Reading Matt's reply I can add that I have an ETrsi and an RZ67. Both have nearly the same features such as leaf shutters. There are two big differences to me:
1. ETrsi has a spart connection for flash. The RZ does not unless you can get special adapter modules.
2. The RZ is a LOT heavier.
3. The RZ has the tilt and swing lens.
4. The RZ has a compensation scale on the side and can do closeups more easily.
Otherwise, I find that they have very similar features and the negatives print up to 16x20 from both with good quality given the same film and process.
PE
I assume you mean the mirror?
I sold my 645 system(Pentax 645nII) but have been shooting some 35mm recently, and in all honesty, there is a HUGE jump in the quality and "draw" compared to using 645, much less 6x7. Almost to the point that I've considered selling my Nikon system and going back to a Mamiya 645AF or something like that and leaving the "miniature format" stuff to the digit@l realm entirely...

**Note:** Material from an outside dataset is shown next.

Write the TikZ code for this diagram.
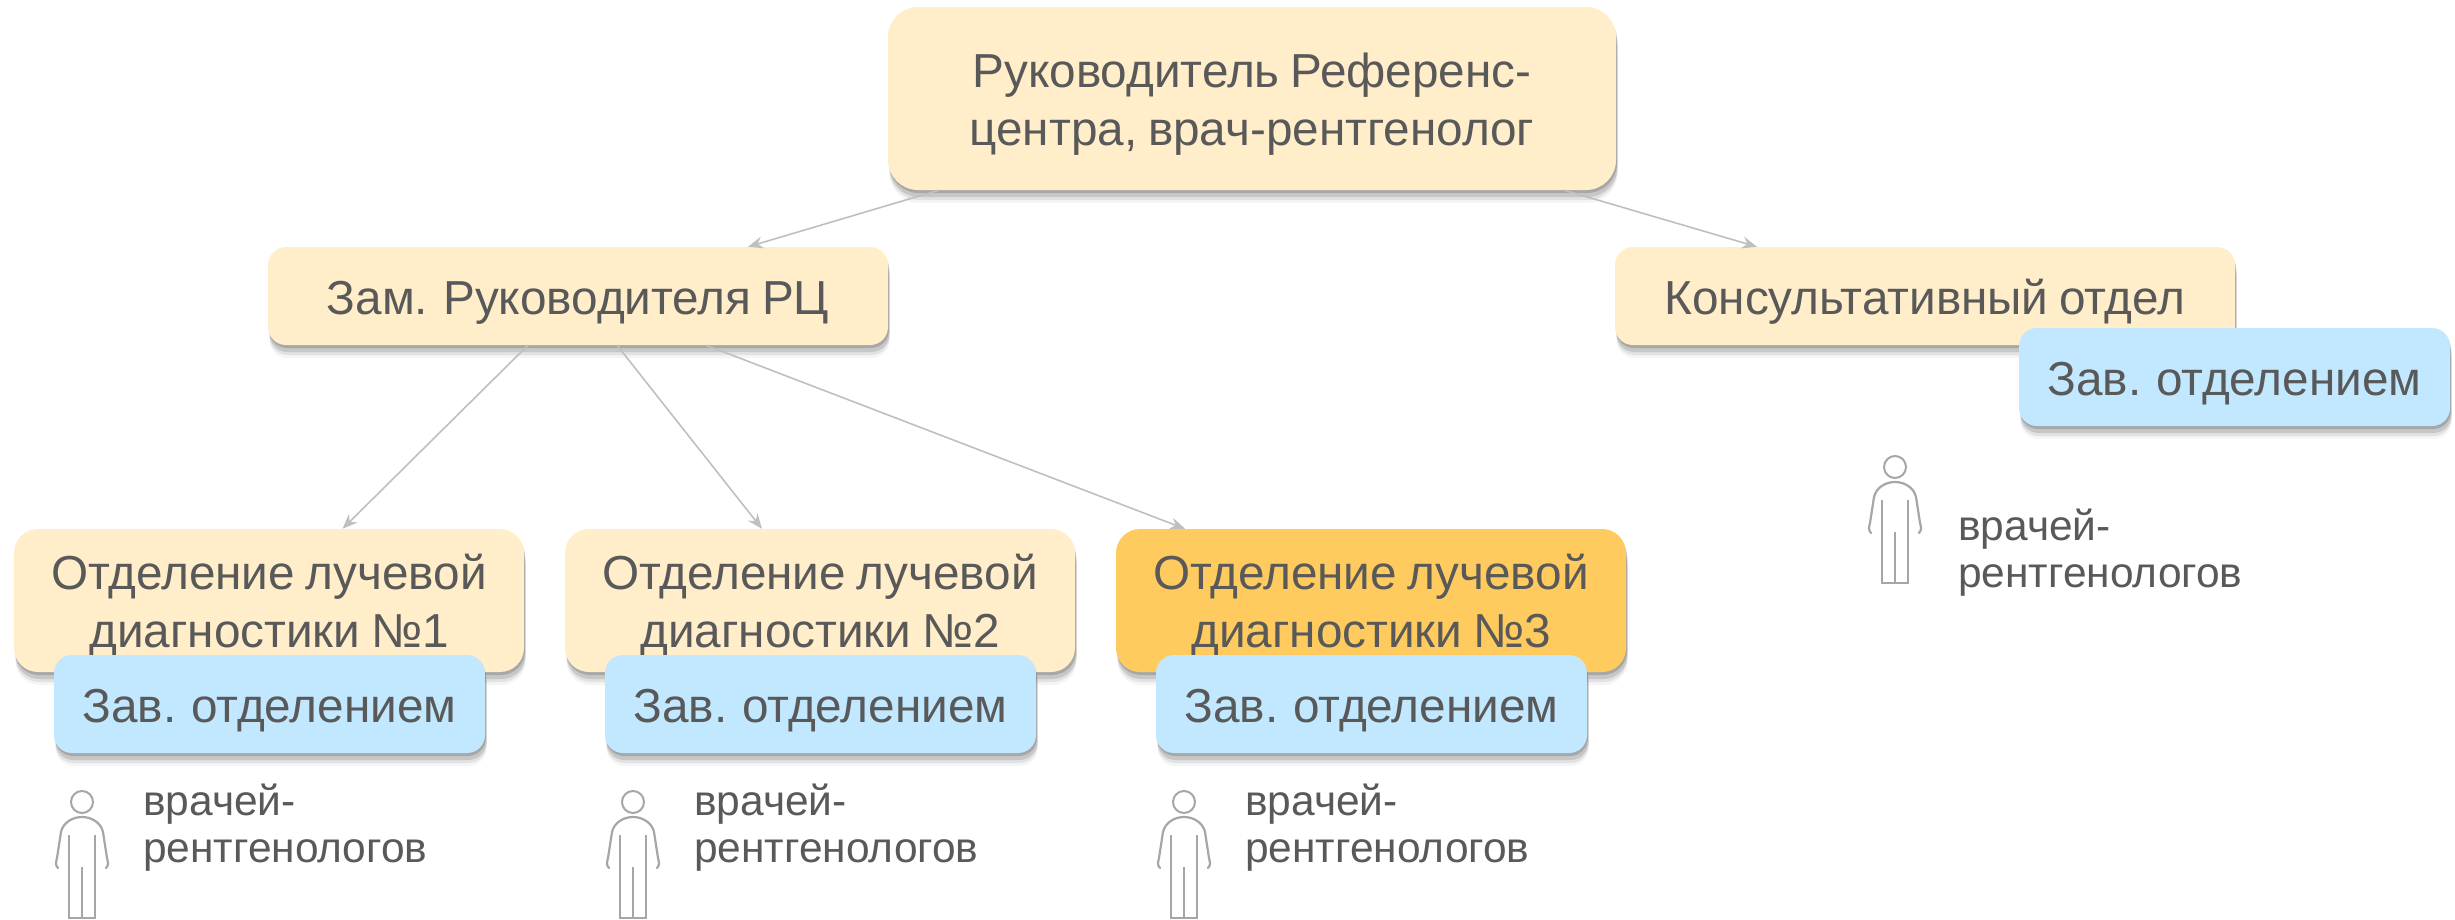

That said, I also use a GX680 kit, and despite it being heavy and bulky, the lenses are stupendous, and absurdly sharp even wide open.
And the 3x4 ratio(same as 645) is nice too.
-Dan
Personally I don't see a need to get a bigger negative (and camera) if you print 16x20 or maybe even 20x24. If you stand more than three feet away from the print, you're not likely to spot much difference. It depends a little on what film you use.
A properly exposed and processed negative in 645 format will yield a virtually grain free 16x20s. Heck, shooting Acros/Xtol in 35mm I get almost grain free 16x20s; you'd have to press your eye up against the print surface to see it.
My advice - In interest of the pictures themselves, you're best off shooting the camera that feels the most natural in your hands and fits into your work flow best. Unless you like to look at your prints with a loupe. Those are my two cents.
Sorry to go off topic of original post, but the question made me think of it and perhaps also not applicable to APUG. But wouldn't a 35mm size d*g*t*l with a shift lens of the correct focal length be able to take multiple shots of a static subject and join them up to give a large format equivalent?